The editor says Heidegger’s references to a controlling "world Jewry" and to a collusion of "rootless" Jews in both international capitalism and communism are essentially the logic that informs the Protocols of the Elders of Zion, the infamous, early 20th-century, anti-Semitic forgery that claims to show a Jewish conspiracy for global domination. "He doesn’t say he’s read The Protocols," says Mr. Trawny, "but that’s not necessary to share a certain kind of anti-Semitism with the Protocols. Nazi propaganda was full of exactly this kind of anti-Semitism."...
Ironically, it was not in Germany but rather in postwar France where his work was popularized in academic circles, as well as defended against its largely German detractors. While Heidegger’s thought was viewed as implicitly political in Germany, in France intellectuals ran with a distinctly apolitical rendering of his phenomenology.
Major French thinkers like Jean-Paul Sartre, Michel Foucault, and Jacques Derrida proudly claimed Heidegger as their own—and defended the turf. In the Heidegger camp, his acolytes argued that the private life of philosophers can—and must—be separated from their theoretical ideas. Furthermore, Heidegger, they claimed, subscribed to a metaphysical rather than an ethnic, blood-based concept of Volk and nation.

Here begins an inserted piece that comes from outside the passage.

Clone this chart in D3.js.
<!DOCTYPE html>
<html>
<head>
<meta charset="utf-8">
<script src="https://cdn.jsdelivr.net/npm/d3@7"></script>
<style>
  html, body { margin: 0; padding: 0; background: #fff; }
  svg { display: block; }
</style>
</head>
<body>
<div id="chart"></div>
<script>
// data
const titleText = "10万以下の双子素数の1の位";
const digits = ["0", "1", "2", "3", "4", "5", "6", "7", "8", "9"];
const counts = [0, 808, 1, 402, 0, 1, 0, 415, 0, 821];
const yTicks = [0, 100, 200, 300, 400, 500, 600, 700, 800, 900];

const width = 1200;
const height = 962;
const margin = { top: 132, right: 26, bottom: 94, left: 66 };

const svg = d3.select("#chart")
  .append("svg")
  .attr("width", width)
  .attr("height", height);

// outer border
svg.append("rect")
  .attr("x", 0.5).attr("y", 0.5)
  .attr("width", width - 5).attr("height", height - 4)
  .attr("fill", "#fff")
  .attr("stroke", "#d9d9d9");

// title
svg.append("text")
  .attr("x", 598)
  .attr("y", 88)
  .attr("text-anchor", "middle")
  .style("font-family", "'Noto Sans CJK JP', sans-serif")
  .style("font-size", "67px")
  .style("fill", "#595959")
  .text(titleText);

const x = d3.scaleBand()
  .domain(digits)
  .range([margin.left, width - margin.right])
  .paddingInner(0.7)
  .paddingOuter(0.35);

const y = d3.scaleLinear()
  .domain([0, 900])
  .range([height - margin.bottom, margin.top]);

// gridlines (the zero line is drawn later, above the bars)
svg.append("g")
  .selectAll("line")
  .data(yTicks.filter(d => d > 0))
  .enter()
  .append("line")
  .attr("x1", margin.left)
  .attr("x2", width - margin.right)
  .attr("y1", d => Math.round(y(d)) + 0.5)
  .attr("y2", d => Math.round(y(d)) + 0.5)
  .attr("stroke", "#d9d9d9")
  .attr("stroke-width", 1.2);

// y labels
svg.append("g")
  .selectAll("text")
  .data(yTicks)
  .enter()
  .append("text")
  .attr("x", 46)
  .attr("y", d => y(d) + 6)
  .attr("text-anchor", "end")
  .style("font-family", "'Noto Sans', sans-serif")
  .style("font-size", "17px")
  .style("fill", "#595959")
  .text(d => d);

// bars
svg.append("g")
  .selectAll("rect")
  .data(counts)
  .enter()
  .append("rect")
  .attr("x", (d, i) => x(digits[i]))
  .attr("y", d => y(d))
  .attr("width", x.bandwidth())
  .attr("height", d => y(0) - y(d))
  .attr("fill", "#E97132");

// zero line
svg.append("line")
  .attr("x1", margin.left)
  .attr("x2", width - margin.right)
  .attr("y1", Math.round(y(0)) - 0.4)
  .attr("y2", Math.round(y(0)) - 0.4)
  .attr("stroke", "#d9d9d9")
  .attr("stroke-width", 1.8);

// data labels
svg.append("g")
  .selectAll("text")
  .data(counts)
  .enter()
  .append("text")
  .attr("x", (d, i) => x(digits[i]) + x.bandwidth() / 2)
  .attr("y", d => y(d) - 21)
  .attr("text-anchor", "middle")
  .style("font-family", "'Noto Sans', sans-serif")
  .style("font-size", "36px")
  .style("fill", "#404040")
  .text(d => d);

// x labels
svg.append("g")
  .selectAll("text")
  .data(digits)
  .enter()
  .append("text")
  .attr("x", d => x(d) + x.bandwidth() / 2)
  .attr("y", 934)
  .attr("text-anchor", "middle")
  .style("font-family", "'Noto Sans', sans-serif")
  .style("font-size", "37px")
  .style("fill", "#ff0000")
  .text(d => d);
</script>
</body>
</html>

"The French philosophers have a lot at stake here," says Matthias Flatscher, a philosopher at the University of Vienna, explaining the French reaction. "Heidegger is much more central to the French schools of thought, like deconstructionism and discourse analysis, than he is to German philosophy."
chronicle.com/article/Release-of-Heidegger-s/144897/
Yet there was never a smoking gun in the late German philosopher’s expansive work, an explicit pejorative reference to Jews or Judaism as such. Heidegger admirers and critics battled over certain passages, concepts, and personal anecdotes. But neither side could issue unequivocal evidence to put to rest the long-running feud.
This, however, may change with the publication in March of Heidegger’s "black notebooks," a kind of intellectual diary he kept during the 1930s and 40s. Officially the new material is under embargo until publication, but leaked excerpts, as well as statements by Peter Trawny, the collection’s editor, seem to illustrate beyond a doubt that Heidegger harbored anti-Semitic convictions during the Nazi dictatorship.
The excerpts have also triggered their own acrimonious debate. In recent interviews and commentary, the German editor has faced withering criticism from philosophers in France, where Heidegger’s philosophy has long found favor, over his interpretation of the notebooks and of the true nature of one of the 20th century’s philosophical giants....
The new material "is something very surprising, something we’ve never seen before," says Mr. Trawny, director of the Martin Heidegger Institute at the University of Wuppertal. The scholar was chosen by the Heidegger family to edit the three volumes of the leather-covered black notebooks.
"In the late 1930s and early 1940s, Heidegger was very angry," says Mr. Trawny. By then, he says, the philosopher realized that both Nazi ideology and his own philosophical mission, which was predicated on a national revolution and Germany’s dominance in Europe, were going to fail. "In this anger, he makes reference to Jews, including some passages that are extremely hostile. We knew that he had expressed anti-Semitism as private insights, but this shows anti-Semitism tied in to his philosophy," says Mr. Trawny.
The editor says Heidegger’s references to a controlling "world Jewry" and to a collusion of "rootless" Jews in both international capitalism and communism are essentially the logic that informs the Protocols of the Elders of Zion, the infamous, early 20th-century, anti-Semitic forgery that claims to show a Jewish conspiracy for global domination. "He doesn’t say he’s read The Protocols," says Mr. Trawny, "but that’s not necessary to share a certain kind of anti-Semitism with the Protocols. Nazi propaganda was full of exactly this kind of anti-Semitism."...
Ironically, it was not in Germany but rather in postwar France where his work was popularized in academic circles, as well as defended against its largely German detractors. While Heidegger’s thought was viewed as implicitly political in Germany, in France intellectuals ran with a distinctly apolitical rendering of his phenomenology.
Major French thinkers like Jean-Paul Sartre, Michel Foucault, and Jacques Derrida proudly claimed Heidegger as their own—and defended the turf. In the Heidegger camp, his acolytes argued that the private life of philosophers can—and must—be separated from their theoretical ideas. Furthermore, Heidegger, they claimed, subscribed to a metaphysical rather than an ethnic, blood-based concept of Volk and nation.
"The French philosophers have a lot at stake here," says Matthias Flatscher, a philosopher at the University of Vienna, explaining the French reaction. "Heidegger is much more central to the French schools of thought, like deconstructionism and discourse analysis, than he is to German philosophy."